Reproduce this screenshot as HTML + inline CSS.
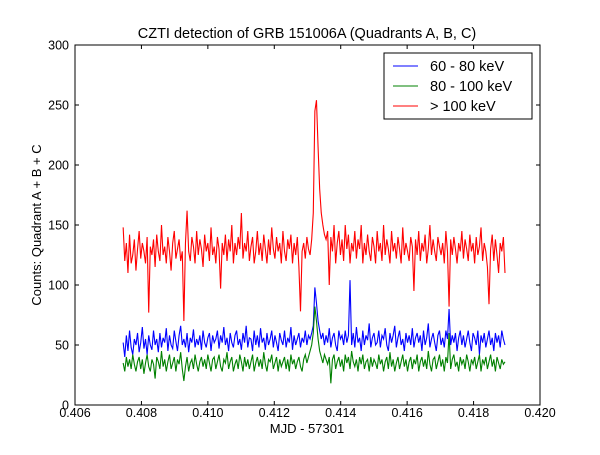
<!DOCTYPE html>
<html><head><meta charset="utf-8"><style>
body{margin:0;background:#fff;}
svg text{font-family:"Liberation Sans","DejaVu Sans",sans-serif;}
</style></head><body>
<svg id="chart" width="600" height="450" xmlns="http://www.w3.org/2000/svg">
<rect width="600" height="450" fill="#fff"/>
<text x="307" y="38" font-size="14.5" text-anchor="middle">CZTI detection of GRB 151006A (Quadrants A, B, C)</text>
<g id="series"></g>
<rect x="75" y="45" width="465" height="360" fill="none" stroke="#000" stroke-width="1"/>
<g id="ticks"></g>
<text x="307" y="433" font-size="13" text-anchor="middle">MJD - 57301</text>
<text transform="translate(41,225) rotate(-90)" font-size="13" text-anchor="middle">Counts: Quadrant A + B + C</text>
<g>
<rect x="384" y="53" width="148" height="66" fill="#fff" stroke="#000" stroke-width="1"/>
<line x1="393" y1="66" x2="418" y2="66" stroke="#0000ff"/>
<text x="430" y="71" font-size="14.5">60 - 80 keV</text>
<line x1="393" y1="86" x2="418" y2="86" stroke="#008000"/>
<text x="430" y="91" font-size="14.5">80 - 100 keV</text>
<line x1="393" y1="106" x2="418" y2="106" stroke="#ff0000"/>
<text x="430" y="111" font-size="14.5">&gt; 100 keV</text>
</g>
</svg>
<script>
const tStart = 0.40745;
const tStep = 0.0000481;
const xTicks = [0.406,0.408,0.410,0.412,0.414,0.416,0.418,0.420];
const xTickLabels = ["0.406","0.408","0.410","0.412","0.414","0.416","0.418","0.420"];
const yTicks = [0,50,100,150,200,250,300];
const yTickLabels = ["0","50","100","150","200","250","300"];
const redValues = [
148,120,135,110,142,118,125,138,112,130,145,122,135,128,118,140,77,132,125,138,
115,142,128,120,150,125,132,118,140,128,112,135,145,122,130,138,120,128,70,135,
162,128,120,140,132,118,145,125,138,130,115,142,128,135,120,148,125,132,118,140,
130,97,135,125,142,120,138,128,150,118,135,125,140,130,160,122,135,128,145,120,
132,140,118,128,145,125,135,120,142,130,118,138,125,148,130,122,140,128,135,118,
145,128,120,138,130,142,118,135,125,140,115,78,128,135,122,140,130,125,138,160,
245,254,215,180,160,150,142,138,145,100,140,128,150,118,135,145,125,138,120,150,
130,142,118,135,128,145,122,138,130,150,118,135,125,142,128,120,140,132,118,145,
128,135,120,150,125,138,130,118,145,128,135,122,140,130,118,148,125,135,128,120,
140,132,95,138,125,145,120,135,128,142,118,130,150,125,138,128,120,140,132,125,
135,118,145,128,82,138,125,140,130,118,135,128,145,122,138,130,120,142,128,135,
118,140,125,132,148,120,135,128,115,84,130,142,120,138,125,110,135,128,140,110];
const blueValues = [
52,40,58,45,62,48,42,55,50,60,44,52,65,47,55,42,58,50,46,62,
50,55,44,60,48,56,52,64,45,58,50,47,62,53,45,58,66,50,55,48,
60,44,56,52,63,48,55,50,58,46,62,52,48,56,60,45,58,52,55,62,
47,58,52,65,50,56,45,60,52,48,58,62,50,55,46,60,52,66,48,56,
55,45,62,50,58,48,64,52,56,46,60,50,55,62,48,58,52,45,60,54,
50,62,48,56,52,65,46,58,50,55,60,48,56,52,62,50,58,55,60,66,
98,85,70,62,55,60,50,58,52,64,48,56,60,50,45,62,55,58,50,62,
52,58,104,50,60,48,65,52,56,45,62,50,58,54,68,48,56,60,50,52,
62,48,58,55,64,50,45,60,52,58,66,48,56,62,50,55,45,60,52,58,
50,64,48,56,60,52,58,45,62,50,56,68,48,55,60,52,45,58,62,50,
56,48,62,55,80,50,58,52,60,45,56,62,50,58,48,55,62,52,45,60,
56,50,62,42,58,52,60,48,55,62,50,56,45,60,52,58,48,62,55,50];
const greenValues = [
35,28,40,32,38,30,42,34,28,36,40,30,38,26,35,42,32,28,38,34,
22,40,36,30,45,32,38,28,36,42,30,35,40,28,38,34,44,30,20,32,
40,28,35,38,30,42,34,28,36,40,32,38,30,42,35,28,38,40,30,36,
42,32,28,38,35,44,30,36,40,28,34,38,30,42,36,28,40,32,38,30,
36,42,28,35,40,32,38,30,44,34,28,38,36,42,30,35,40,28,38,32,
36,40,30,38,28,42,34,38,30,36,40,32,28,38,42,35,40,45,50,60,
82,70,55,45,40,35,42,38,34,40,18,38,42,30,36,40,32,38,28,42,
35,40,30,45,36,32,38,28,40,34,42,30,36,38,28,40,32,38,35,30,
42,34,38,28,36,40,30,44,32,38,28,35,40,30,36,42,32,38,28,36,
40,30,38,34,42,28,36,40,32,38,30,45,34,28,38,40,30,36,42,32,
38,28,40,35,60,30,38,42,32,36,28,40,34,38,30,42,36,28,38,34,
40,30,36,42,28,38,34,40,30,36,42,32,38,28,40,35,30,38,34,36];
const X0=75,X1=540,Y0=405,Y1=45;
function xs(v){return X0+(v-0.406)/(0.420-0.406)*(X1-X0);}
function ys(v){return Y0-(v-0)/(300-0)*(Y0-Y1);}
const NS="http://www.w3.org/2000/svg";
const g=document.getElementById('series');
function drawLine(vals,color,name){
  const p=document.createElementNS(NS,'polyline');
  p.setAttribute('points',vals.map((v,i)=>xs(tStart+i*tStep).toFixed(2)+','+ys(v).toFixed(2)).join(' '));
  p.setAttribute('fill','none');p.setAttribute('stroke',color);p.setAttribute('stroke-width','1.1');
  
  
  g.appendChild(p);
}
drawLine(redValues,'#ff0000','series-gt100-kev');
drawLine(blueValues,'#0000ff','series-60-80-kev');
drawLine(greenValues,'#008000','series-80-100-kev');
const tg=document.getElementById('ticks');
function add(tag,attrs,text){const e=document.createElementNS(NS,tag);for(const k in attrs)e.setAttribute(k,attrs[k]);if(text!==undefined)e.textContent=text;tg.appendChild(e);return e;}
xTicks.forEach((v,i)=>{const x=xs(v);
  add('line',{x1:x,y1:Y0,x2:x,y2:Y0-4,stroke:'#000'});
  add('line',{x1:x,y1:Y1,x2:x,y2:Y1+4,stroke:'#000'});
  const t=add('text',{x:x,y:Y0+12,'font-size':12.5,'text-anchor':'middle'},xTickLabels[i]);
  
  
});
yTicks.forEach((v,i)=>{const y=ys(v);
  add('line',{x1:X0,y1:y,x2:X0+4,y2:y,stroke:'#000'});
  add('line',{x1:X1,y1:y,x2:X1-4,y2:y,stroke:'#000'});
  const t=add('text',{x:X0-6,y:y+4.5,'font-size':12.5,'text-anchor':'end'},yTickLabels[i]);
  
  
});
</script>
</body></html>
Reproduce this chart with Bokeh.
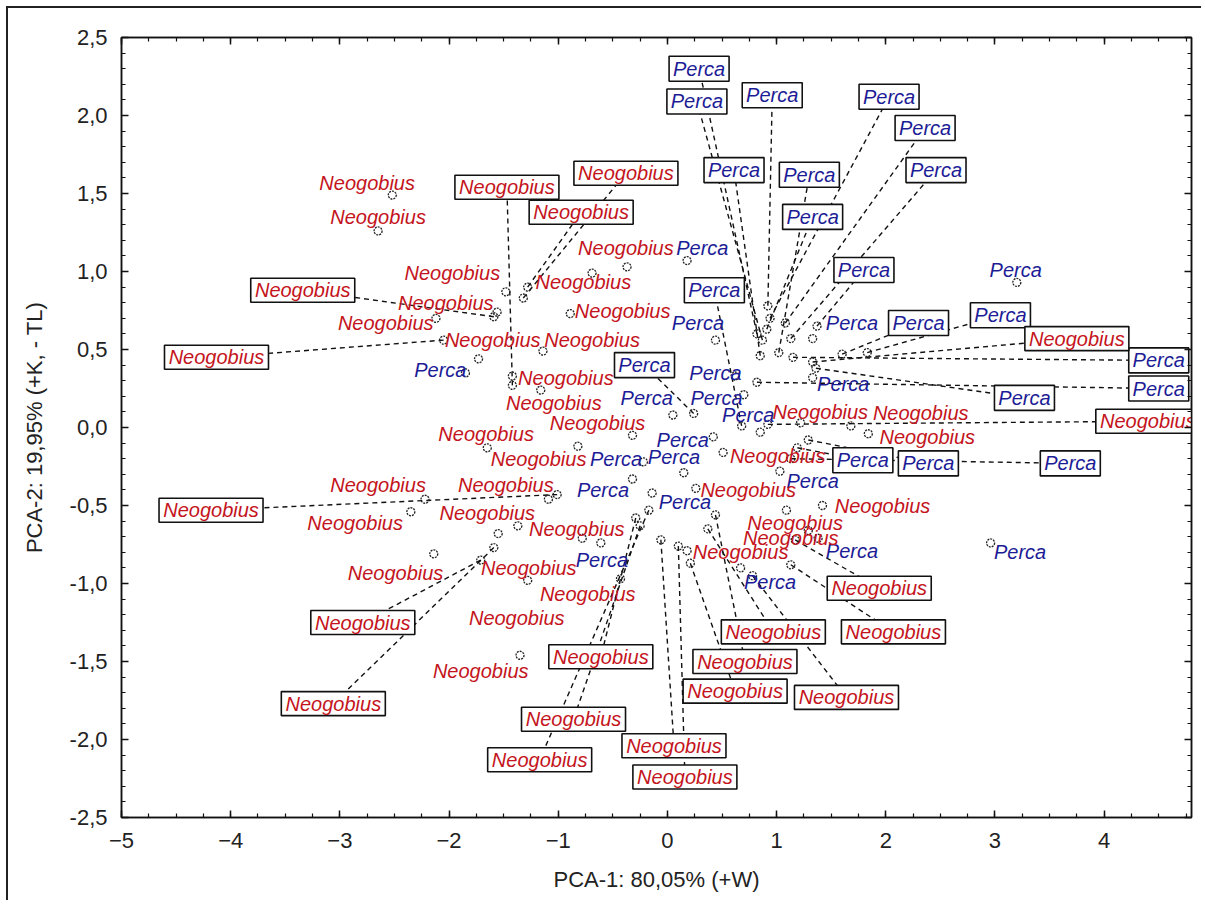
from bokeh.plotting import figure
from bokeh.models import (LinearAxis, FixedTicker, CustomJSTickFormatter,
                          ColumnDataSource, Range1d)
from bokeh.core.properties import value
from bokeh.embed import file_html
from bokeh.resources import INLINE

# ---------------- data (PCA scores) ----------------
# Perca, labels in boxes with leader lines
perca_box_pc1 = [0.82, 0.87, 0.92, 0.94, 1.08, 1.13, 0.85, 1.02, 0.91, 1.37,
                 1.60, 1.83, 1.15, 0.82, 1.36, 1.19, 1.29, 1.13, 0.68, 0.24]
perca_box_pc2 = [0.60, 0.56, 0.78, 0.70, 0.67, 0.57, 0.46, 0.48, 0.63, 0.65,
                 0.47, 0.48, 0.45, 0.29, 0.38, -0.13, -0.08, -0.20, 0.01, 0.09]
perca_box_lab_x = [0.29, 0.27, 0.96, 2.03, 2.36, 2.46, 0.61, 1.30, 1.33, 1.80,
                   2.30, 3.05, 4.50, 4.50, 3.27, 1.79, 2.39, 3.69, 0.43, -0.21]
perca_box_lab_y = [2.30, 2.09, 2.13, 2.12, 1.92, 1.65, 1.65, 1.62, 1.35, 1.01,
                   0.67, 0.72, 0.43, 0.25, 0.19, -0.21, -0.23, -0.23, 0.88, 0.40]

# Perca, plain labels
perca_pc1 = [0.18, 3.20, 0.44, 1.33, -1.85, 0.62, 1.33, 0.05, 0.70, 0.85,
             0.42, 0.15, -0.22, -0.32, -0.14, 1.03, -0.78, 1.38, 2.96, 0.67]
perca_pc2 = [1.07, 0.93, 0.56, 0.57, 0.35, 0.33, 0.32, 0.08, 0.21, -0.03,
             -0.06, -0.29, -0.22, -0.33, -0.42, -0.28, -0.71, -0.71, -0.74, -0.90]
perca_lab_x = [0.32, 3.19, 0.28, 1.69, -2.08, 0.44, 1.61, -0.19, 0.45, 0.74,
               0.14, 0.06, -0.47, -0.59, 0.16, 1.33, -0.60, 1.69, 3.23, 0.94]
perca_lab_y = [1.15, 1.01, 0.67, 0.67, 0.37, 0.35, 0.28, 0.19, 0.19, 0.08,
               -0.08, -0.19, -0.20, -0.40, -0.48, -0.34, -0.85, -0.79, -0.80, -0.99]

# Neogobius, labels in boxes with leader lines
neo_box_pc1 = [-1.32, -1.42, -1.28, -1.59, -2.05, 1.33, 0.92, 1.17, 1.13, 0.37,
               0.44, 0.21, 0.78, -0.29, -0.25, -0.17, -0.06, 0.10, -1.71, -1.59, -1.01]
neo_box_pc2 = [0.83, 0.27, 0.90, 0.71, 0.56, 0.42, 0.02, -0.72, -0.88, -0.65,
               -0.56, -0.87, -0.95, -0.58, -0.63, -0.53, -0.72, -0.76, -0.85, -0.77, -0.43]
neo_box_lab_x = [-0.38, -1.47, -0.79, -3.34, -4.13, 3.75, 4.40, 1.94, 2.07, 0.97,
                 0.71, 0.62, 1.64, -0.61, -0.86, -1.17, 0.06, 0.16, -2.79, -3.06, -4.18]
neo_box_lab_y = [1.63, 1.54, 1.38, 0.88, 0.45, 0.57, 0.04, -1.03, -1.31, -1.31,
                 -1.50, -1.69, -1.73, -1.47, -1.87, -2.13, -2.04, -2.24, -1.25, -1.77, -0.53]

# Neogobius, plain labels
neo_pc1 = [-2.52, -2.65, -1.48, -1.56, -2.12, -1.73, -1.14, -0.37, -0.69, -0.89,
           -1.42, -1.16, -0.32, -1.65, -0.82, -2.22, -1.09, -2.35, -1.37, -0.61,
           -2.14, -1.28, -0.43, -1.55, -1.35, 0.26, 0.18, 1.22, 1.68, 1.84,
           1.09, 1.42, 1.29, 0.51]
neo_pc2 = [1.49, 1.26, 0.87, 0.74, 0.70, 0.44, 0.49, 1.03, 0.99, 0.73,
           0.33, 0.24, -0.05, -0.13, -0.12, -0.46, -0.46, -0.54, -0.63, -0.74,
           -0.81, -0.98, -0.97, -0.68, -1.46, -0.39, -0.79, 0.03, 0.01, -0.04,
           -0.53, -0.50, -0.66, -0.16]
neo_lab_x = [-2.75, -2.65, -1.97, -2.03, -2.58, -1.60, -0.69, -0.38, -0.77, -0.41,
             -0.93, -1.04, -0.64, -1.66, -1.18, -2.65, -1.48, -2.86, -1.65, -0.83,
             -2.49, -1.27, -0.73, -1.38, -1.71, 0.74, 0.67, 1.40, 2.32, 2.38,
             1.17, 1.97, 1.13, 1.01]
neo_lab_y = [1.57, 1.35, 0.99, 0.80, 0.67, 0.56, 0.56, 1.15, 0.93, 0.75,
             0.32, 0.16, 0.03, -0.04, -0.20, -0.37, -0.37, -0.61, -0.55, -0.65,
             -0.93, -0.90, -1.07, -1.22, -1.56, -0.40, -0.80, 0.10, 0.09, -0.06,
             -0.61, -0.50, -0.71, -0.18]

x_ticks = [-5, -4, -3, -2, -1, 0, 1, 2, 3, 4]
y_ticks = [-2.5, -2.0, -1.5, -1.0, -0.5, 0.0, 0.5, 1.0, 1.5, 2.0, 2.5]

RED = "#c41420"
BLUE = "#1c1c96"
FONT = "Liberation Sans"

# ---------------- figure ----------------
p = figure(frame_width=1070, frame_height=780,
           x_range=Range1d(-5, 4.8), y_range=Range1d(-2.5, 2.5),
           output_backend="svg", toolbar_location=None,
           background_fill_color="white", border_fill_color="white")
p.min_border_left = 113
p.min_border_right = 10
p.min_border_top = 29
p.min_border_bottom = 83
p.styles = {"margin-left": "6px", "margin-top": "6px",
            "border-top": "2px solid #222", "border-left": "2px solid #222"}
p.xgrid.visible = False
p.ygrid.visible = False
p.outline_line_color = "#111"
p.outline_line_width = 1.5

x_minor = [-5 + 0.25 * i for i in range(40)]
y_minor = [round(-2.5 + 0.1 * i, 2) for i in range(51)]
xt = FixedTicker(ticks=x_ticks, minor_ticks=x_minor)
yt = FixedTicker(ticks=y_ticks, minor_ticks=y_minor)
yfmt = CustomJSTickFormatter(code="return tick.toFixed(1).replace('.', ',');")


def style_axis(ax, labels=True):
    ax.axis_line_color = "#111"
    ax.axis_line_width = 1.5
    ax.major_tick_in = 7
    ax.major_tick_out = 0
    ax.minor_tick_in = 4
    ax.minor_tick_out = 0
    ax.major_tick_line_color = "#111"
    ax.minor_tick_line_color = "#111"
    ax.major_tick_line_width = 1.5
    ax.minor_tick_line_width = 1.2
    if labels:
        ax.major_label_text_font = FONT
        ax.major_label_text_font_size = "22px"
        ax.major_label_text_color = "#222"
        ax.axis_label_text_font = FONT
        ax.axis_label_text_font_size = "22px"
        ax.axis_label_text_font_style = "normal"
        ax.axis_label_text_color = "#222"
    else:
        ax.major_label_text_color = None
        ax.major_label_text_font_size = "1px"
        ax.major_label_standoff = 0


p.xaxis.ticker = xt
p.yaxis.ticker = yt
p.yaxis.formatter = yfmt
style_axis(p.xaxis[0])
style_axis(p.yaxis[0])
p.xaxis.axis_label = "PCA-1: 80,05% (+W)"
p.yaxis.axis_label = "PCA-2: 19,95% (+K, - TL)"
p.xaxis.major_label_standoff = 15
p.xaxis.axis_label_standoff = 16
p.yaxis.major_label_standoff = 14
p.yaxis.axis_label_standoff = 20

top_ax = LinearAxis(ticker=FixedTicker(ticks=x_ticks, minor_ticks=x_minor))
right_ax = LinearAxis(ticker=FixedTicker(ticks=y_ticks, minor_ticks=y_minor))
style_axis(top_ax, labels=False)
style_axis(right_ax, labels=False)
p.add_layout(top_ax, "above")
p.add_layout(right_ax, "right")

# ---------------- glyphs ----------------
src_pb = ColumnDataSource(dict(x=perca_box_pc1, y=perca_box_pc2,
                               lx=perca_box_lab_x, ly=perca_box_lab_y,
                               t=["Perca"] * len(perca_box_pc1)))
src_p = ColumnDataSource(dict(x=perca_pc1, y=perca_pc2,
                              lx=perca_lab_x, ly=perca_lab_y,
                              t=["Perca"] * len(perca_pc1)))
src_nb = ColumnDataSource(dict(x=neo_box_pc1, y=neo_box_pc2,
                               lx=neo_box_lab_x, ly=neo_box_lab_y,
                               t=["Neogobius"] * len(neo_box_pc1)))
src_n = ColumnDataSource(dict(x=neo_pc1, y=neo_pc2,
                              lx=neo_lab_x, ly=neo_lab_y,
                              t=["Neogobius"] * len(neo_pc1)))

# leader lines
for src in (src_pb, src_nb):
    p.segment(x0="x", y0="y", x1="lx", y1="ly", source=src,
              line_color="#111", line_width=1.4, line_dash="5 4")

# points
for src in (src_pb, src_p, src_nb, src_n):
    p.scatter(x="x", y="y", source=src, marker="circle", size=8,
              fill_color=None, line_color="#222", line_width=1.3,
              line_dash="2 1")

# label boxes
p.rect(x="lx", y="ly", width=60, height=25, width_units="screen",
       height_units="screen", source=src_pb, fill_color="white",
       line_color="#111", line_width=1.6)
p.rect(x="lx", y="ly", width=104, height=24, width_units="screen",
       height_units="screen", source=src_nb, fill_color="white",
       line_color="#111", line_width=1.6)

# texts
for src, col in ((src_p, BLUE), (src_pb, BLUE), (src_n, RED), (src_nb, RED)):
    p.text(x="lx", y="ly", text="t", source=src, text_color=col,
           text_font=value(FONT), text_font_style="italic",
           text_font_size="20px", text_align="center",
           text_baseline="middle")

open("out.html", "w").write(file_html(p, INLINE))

================================

Review the preceding data and report every line that includes the string "with".

__Response below__.
Reproduce this chart with Bokeh.
# Perca, labels in boxes with leader lines
# Neogobius, labels in boxes with leader lines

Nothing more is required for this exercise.